Under California law, a teacher must successfully complete a certification program to fulfill the mandate of No Child Left Behind that there be a “highly qualified” instructor in every classroom. Marilyn Errett, an administrator with the state Commission on Teacher Credentialing, said California did offer a fast-track route for experienced teachers in the core subjects of English, science and math, as well as a path that combined a teaching internship with 100 hours of college course work.
She was not sympathetic, however, to the notion that teachers with doctorates and instructional experience at college get some kind of waiver. “Certainly, no one is questioning their grasp of the subject matter,” she said.
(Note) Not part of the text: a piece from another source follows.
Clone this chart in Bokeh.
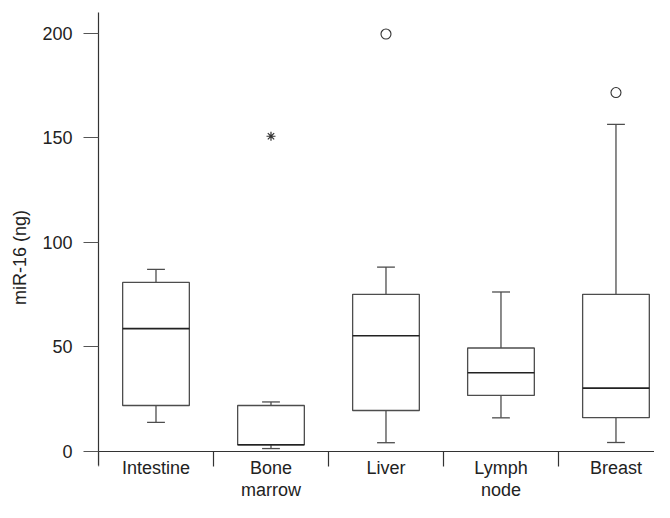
from bokeh.plotting import figure
from bokeh.models import ColumnDataSource, Range1d, FixedTicker
from bokeh.embed import file_html
from bokeh.resources import INLINE

# ---- data ----
categories = ["Intestine", "Bone\nmarrow", "Liver", "Lymph\nnode", "Breast"]
whisker_low = [13.9, 1.4, 4.2, 16.1, 4.3]
q1 = [22.0, 3.2, 19.6, 26.8, 16.2]
median = [58.8, 3.2, 55.4, 37.7, 30.3]
q3 = [80.9, 22.0, 75.2, 49.5, 75.2]
whisker_high = [87.1, 23.7, 88.2, 76.3, 156.5]
outlier_cat = [2, 4]            # indices into categories (circles)
outlier_val = [199.7, 171.7]
extreme_cat = [1]               # indices into categories (asterisks)
extreme_val = [150.8]
y_ticks = [0, 50, 100, 150, 200]

FONT = "Liberation Sans"
TXT = "#222222"
LINE = "#4d4d4d"

centers = [i + 0.5 for i in range(len(categories))]
box_w = 0.58
cap_w = 0.155

src = ColumnDataSource(dict(
    x=centers, lo=whisker_low, q1=q1, med=median, q3=q3, hi=whisker_high,
    cl=[c - cap_w / 2 for c in centers], cr=[c + cap_w / 2 for c in centers],
    bl=[c - box_w / 2 for c in centers], br=[c + box_w / 2 for c in centers],
))

Y_TOP = 210.0
Y_BOTTOM = -24.4   # room under the zero line for the category labels

p = figure(width=654, height=502, output_backend="svg", toolbar_location=None,
           x_range=Range1d(0, 4.835), y_range=Range1d(Y_BOTTOM, Y_TOP),
           min_border_left=98, min_border_right=0, min_border_top=12,
           min_border_bottom=0)
p.outline_line_color = None
p.xgrid.visible = False
p.ygrid.visible = False
p.background_fill_color = "white"
p.border_fill_color = "white"

# whiskers
p.segment(x0="x", y0="q3", x1="x", y1="hi", source=src, line_color=LINE, line_width=1.3)
p.segment(x0="x", y0="lo", x1="x", y1="q1", source=src, line_color=LINE, line_width=1.3)
p.segment(x0="cl", y0="hi", x1="cr", y1="hi", source=src, line_color=LINE, line_width=1.3)
p.segment(x0="cl", y0="lo", x1="cr", y1="lo", source=src, line_color=LINE, line_width=1.3)
# boxes
p.quad(left="bl", right="br", bottom="q1", top="q3", source=src,
       fill_color="white", line_color=LINE, line_width=1.3)
# medians
p.segment(x0="bl", y0="med", x1="br", y1="med", source=src, line_color="#222222", line_width=1.6)

# outliers
p.scatter(x=[centers[i] for i in outlier_cat], y=outlier_val, marker="circle", size=10,
          fill_color=None, line_color="#333333", line_width=1.1)
p.scatter(x=[centers[i] for i in extreme_cat], y=extreme_val, marker="asterisk", size=9,
          line_color="#333333", line_width=1.2)

# y axis
ya = p.yaxis[0]
ya.ticker = FixedTicker(ticks=y_ticks, minor_ticks=[])
ya.bounds = (-6.7, Y_TOP)
ya.axis_label = "miR-16 (ng)"
ya.axis_label_text_font = FONT
ya.axis_label_text_font_size = "18px"
ya.axis_label_text_font_style = "normal"
ya.axis_label_text_color = TXT
ya.axis_label_standoff = 9
ya.major_label_text_font = FONT
ya.major_label_text_font_size = "18px"
ya.major_label_text_color = TXT
ya.major_label_standoff = 11
ya.major_tick_out = 15
ya.major_tick_in = 0
ya.minor_tick_out = 0
ya.minor_tick_in = 0
ya.axis_line_color = "#333333"
ya.major_tick_line_color = "#555555"
ya.axis_line_width = 1.2

# x axis at y = 0: labels at category centres, separator ticks as minor ticks
xa = p.xaxis[0]
xa.fixed_location = 0
xa.ticker = FixedTicker(ticks=centers, minor_ticks=[0, 1, 2, 3, 4])
xa.major_label_overrides = {c: lab for c, lab in zip(centers, categories)}
xa.major_label_text_font = FONT
xa.major_label_text_font_size = "18px"
xa.major_label_text_color = TXT
xa.major_label_text_line_height = 1.08
xa.major_label_standoff = -8
xa.major_tick_line_color = None
xa.major_tick_out = 0
xa.major_tick_in = 0
xa.minor_tick_out = 15
xa.minor_tick_in = 0
xa.minor_tick_line_color = "#333333"
xa.minor_tick_line_width = 1.2
xa.axis_line_color = "#333333"
xa.axis_line_width = 1.2

open("out.html", "w").write(file_html(p, INLINE))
But she added that they need to learn how to work with children in immigrant families who have limited English skills and students being moved from special education classes to regular ones. “Those are skills we think they need to have,” she said.
I would agree that a subject matter doctorate does not guarantee that its possessor has any teaching skills, let alone training in how to cope with problem children. Requiring aspiring teachers to complete additional training in those areas is perfectly reasonable.
Unfortunately, the implementation goes well beyond that:
Mr. Huyck had watched his wife, Sarah Whittier, also a faculty member at Pacific Collegiate, plod through a certification course. At the age of 53, after receiving a doctorate in English literature and winning a statewide award for excellence in teaching — both at the University of California, Santa Cruz — she was racing most afternoons straight from Pacific Collegiate to teacher-certification classes 90 minutes away in the Monterey area. There, seated among classmates in their early 20’s, some of them headed for positions in elementary school, she received lessons in such topics as writing a lesson plan and maintaining classroom order. “To me, it’s a badge of shame,” she said of the teaching certification. “It’s an embarrassment. It’s infantilizing.”
Having witnessed his wife’s humiliation, Mr. Huyck decided to leave Pacific Collegiate rather than comply with California’s requirements under the federal law. Going against his characteristic modesty, he also made certain that people around the school knew what he was doing and why he was doing it. “I wanted my position to be known,” he said in an interview. “I think knowledge in this case inspires indignation.”
The irony is that the type of person who would not be insulted by such a program is precisely the kind of person we do not want teaching, especially at the high school level.
Unfortunately, the education establishment has been dominated for decades by the teachers’ colleges and their emphasis in pedagogy rather than subject matter expertise. Indeed, one suspects that people on the California Commission on Teacher Credentialing have degrees in Education and actually resent people like Huyck and Whittier for proving that people who actually know their subjects are more effective teachers.